# PROVIDED DATA
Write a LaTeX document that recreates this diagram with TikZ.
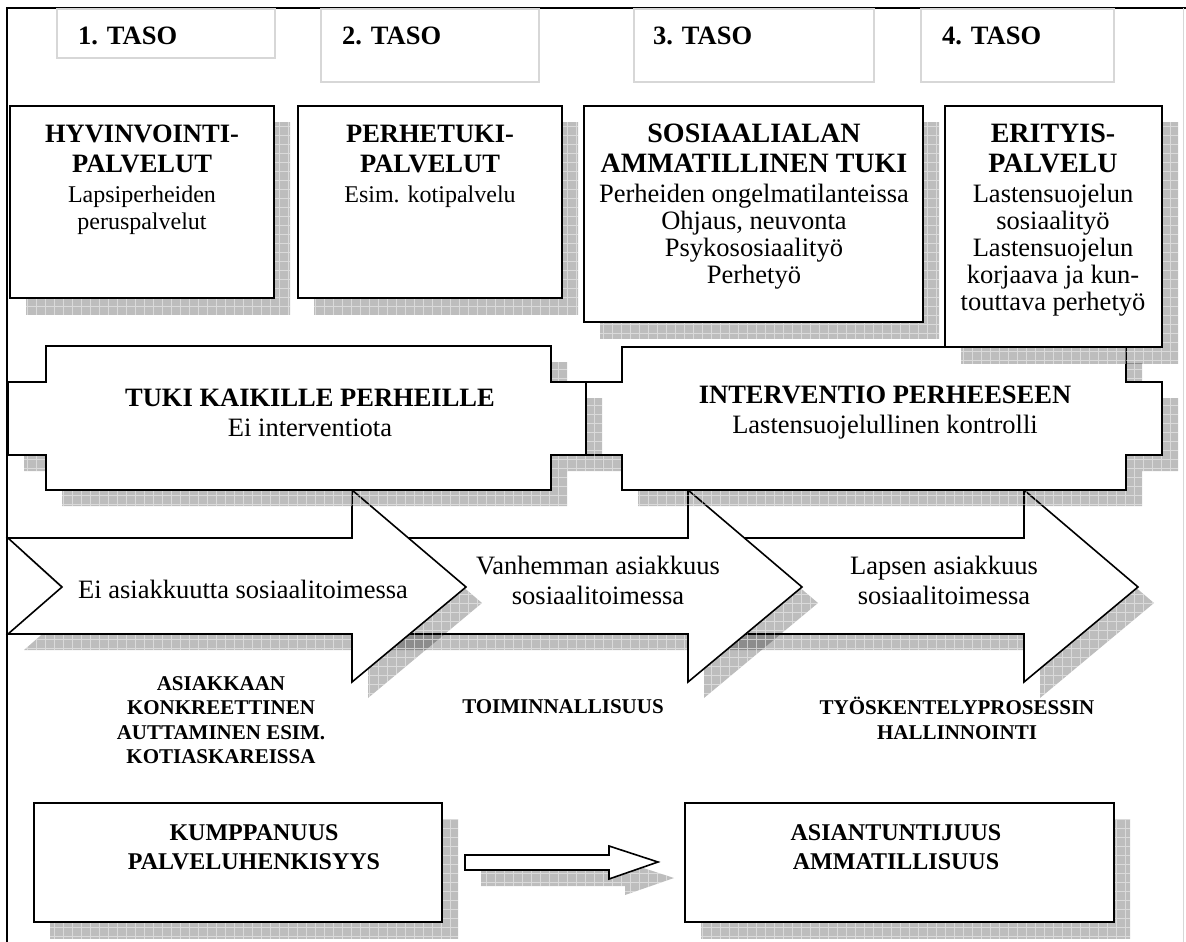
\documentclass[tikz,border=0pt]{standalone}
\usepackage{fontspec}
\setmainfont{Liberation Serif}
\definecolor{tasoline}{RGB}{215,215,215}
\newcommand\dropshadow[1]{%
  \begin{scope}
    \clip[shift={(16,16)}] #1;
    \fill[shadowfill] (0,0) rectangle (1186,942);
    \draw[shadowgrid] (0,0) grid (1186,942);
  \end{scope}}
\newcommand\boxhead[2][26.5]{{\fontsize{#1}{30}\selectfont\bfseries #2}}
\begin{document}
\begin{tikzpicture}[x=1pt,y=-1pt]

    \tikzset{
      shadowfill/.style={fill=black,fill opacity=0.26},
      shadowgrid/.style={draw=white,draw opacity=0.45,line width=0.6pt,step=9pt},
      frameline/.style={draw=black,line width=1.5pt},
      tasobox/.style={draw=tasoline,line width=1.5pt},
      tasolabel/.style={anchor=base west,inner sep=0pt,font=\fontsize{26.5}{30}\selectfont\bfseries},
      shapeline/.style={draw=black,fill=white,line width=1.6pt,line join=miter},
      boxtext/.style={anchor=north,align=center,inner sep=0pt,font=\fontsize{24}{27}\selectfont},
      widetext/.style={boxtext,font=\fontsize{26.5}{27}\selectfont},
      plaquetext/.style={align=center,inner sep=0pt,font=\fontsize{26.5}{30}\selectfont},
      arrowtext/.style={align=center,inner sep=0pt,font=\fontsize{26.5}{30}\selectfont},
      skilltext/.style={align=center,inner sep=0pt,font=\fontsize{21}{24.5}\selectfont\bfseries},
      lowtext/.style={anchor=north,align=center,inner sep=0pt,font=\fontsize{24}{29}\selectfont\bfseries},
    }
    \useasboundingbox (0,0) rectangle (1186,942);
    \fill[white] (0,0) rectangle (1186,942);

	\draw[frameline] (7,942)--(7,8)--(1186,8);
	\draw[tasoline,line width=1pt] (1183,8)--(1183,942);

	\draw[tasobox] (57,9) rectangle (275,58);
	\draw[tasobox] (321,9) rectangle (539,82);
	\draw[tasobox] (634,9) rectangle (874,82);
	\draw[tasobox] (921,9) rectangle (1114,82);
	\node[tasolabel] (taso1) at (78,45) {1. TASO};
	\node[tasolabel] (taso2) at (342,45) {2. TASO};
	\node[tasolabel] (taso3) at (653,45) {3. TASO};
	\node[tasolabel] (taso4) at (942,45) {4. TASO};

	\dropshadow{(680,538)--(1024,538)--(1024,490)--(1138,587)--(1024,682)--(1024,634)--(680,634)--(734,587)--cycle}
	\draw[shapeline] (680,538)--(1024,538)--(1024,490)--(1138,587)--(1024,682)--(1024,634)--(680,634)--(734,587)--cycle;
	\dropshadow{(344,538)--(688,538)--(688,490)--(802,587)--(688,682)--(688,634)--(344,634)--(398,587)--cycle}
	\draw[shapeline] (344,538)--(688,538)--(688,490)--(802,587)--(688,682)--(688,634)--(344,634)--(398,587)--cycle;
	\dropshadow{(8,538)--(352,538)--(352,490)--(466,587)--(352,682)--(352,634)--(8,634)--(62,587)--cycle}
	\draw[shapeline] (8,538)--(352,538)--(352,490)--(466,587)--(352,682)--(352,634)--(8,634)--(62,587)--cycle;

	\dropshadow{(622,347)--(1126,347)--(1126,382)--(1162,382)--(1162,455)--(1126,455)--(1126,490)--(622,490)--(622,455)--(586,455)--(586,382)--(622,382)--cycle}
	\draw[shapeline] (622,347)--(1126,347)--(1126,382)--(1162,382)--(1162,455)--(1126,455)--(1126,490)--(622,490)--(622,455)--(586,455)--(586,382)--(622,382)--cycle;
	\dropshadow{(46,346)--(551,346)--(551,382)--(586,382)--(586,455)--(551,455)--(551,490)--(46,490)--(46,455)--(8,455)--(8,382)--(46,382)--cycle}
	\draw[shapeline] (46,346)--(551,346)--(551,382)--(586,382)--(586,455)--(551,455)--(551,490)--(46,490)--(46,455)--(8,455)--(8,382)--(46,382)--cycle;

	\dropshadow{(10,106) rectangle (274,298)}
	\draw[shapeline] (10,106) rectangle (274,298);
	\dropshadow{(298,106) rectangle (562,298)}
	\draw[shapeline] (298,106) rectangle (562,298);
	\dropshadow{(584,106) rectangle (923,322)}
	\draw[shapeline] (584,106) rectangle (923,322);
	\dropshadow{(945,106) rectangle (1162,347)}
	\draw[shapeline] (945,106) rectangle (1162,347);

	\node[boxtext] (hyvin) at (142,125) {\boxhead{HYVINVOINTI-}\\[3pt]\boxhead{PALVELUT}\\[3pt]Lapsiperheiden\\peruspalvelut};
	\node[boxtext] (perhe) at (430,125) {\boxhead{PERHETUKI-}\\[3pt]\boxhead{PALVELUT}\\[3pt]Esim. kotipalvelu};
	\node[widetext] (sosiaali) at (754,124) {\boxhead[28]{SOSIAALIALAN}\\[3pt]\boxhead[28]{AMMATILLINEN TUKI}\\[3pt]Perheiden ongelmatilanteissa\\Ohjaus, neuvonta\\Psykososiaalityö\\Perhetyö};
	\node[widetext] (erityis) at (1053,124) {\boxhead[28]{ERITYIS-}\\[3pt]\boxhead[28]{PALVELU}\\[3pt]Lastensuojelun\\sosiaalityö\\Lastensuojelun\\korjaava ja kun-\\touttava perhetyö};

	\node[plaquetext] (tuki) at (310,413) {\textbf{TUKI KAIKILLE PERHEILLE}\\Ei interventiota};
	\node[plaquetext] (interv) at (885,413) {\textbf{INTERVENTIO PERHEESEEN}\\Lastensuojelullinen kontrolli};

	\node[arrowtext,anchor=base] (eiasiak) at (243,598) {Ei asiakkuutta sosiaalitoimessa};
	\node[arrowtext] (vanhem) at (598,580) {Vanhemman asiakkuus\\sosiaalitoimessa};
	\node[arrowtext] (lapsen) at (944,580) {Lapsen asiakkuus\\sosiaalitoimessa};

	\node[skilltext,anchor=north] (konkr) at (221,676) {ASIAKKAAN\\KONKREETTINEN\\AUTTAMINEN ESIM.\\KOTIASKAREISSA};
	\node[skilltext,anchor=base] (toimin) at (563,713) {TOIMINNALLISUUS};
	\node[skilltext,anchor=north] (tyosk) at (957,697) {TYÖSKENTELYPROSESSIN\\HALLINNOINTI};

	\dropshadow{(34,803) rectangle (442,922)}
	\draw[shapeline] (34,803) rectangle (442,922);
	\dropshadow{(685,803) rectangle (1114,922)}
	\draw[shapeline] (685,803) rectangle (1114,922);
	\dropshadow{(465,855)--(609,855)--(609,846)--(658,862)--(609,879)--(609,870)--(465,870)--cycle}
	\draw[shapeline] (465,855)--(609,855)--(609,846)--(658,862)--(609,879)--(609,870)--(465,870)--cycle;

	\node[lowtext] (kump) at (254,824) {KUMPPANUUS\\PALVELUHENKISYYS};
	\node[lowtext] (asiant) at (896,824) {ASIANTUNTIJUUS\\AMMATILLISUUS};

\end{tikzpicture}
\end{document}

# DIRECTION
Every line above should be returned word for word, with the pictures left behind.

# RESPONSE TO THE EXERCISE
Write a LaTeX document that recreates this diagram with TikZ.
\documentclass[tikz,border=0pt]{standalone}
\usepackage{fontspec}
\setmainfont{Liberation Serif}
\definecolor{tasoline}{RGB}{215,215,215}
\newcommand\dropshadow[1]{%
  \begin{scope}
    \clip[shift={(16,16)}] #1;
    \fill[shadowfill] (0,0) rectangle (1186,942);
    \draw[shadowgrid] (0,0) grid (1186,942);
  \end{scope}}
\newcommand\boxhead[2][26.5]{{\fontsize{#1}{30}\selectfont\bfseries #2}}
\begin{document}
\begin{tikzpicture}[x=1pt,y=-1pt]

    \tikzset{
      shadowfill/.style={fill=black,fill opacity=0.26},
      shadowgrid/.style={draw=white,draw opacity=0.45,line width=0.6pt,step=9pt},
      frameline/.style={draw=black,line width=1.5pt},
      tasobox/.style={draw=tasoline,line width=1.5pt},
      tasolabel/.style={anchor=base west,inner sep=0pt,font=\fontsize{26.5}{30}\selectfont\bfseries},
      shapeline/.style={draw=black,fill=white,line width=1.6pt,line join=miter},
      boxtext/.style={anchor=north,align=center,inner sep=0pt,font=\fontsize{24}{27}\selectfont},
      widetext/.style={boxtext,font=\fontsize{26.5}{27}\selectfont},
      plaquetext/.style={align=center,inner sep=0pt,font=\fontsize{26.5}{30}\selectfont},
      arrowtext/.style={align=center,inner sep=0pt,font=\fontsize{26.5}{30}\selectfont},
      skilltext/.style={align=center,inner sep=0pt,font=\fontsize{21}{24.5}\selectfont\bfseries},
      lowtext/.style={anchor=north,align=center,inner sep=0pt,font=\fontsize{24}{29}\selectfont\bfseries},
    }
    \useasboundingbox (0,0) rectangle (1186,942);
    \fill[white] (0,0) rectangle (1186,942);

	\draw[frameline] (7,942)--(7,8)--(1186,8);
	\draw[tasoline,line width=1pt] (1183,8)--(1183,942);

	\draw[tasobox] (57,9) rectangle (275,58);
	\draw[tasobox] (321,9) rectangle (539,82);
	\draw[tasobox] (634,9) rectangle (874,82);
	\draw[tasobox] (921,9) rectangle (1114,82);
	\node[tasolabel] (taso1) at (78,45) {1. TASO};
	\node[tasolabel] (taso2) at (342,45) {2. TASO};
	\node[tasolabel] (taso3) at (653,45) {3. TASO};
	\node[tasolabel] (taso4) at (942,45) {4. TASO};

	\dropshadow{(680,538)--(1024,538)--(1024,490)--(1138,587)--(1024,682)--(1024,634)--(680,634)--(734,587)--cycle}
	\draw[shapeline] (680,538)--(1024,538)--(1024,490)--(1138,587)--(1024,682)--(1024,634)--(680,634)--(734,587)--cycle;
	\dropshadow{(344,538)--(688,538)--(688,490)--(802,587)--(688,682)--(688,634)--(344,634)--(398,587)--cycle}
	\draw[shapeline] (344,538)--(688,538)--(688,490)--(802,587)--(688,682)--(688,634)--(344,634)--(398,587)--cycle;
	\dropshadow{(8,538)--(352,538)--(352,490)--(466,587)--(352,682)--(352,634)--(8,634)--(62,587)--cycle}
	\draw[shapeline] (8,538)--(352,538)--(352,490)--(466,587)--(352,682)--(352,634)--(8,634)--(62,587)--cycle;

	\dropshadow{(622,347)--(1126,347)--(1126,382)--(1162,382)--(1162,455)--(1126,455)--(1126,490)--(622,490)--(622,455)--(586,455)--(586,382)--(622,382)--cycle}
	\draw[shapeline] (622,347)--(1126,347)--(1126,382)--(1162,382)--(1162,455)--(1126,455)--(1126,490)--(622,490)--(622,455)--(586,455)--(586,382)--(622,382)--cycle;
	\dropshadow{(46,346)--(551,346)--(551,382)--(586,382)--(586,455)--(551,455)--(551,490)--(46,490)--(46,455)--(8,455)--(8,382)--(46,382)--cycle}
	\draw[shapeline] (46,346)--(551,346)--(551,382)--(586,382)--(586,455)--(551,455)--(551,490)--(46,490)--(46,455)--(8,455)--(8,382)--(46,382)--cycle;

	\dropshadow{(10,106) rectangle (274,298)}
	\draw[shapeline] (10,106) rectangle (274,298);
	\dropshadow{(298,106) rectangle (562,298)}
	\draw[shapeline] (298,106) rectangle (562,298);
	\dropshadow{(584,106) rectangle (923,322)}
	\draw[shapeline] (584,106) rectangle (923,322);
	\dropshadow{(945,106) rectangle (1162,347)}
	\draw[shapeline] (945,106) rectangle (1162,347);

	\node[boxtext] (hyvin) at (142,125) {\boxhead{HYVINVOINTI-}\\[3pt]\boxhead{PALVELUT}\\[3pt]Lapsiperheiden\\peruspalvelut};
	\node[boxtext] (perhe) at (430,125) {\boxhead{PERHETUKI-}\\[3pt]\boxhead{PALVELUT}\\[3pt]Esim. kotipalvelu};
	\node[widetext] (sosiaali) at (754,124) {\boxhead[28]{SOSIAALIALAN}\\[3pt]\boxhead[28]{AMMATILLINEN TUKI}\\[3pt]Perheiden ongelmatilanteissa\\Ohjaus, neuvonta\\Psykososiaalityö\\Perhetyö};
	\node[widetext] (erityis) at (1053,124) {\boxhead[28]{ERITYIS-}\\[3pt]\boxhead[28]{PALVELU}\\[3pt]Lastensuojelun\\sosiaalityö\\Lastensuojelun\\korjaava ja kun-\\touttava perhetyö};

	\node[plaquetext] (tuki) at (310,413) {\textbf{TUKI KAIKILLE PERHEILLE}\\Ei interventiota};
	\node[plaquetext] (interv) at (885,413) {\textbf{INTERVENTIO PERHEESEEN}\\Lastensuojelullinen kontrolli};

	\node[arrowtext,anchor=base] (eiasiak) at (243,598) {Ei asiakkuutta sosiaalitoimessa};
	\node[arrowtext] (vanhem) at (598,580) {Vanhemman asiakkuus\\sosiaalitoimessa};
	\node[arrowtext] (lapsen) at (944,580) {Lapsen asiakkuus\\sosiaalitoimessa};

	\node[skilltext,anchor=north] (konkr) at (221,676) {ASIAKKAAN\\KONKREETTINEN\\AUTTAMINEN ESIM.\\KOTIASKAREISSA};
	\node[skilltext,anchor=base] (toimin) at (563,713) {TOIMINNALLISUUS};
	\node[skilltext,anchor=north] (tyosk) at (957,697) {TYÖSKENTELYPROSESSIN\\HALLINNOINTI};

	\dropshadow{(34,803) rectangle (442,922)}
	\draw[shapeline] (34,803) rectangle (442,922);
	\dropshadow{(685,803) rectangle (1114,922)}
	\draw[shapeline] (685,803) rectangle (1114,922);
	\dropshadow{(465,855)--(609,855)--(609,846)--(658,862)--(609,879)--(609,870)--(465,870)--cycle}
	\draw[shapeline] (465,855)--(609,855)--(609,846)--(658,862)--(609,879)--(609,870)--(465,870)--cycle;

	\node[lowtext] (kump) at (254,824) {KUMPPANUUS\\PALVELUHENKISYYS};
	\node[lowtext] (asiant) at (896,824) {ASIANTUNTIJUUS\\AMMATILLISUUS};

\end{tikzpicture}
\end{document}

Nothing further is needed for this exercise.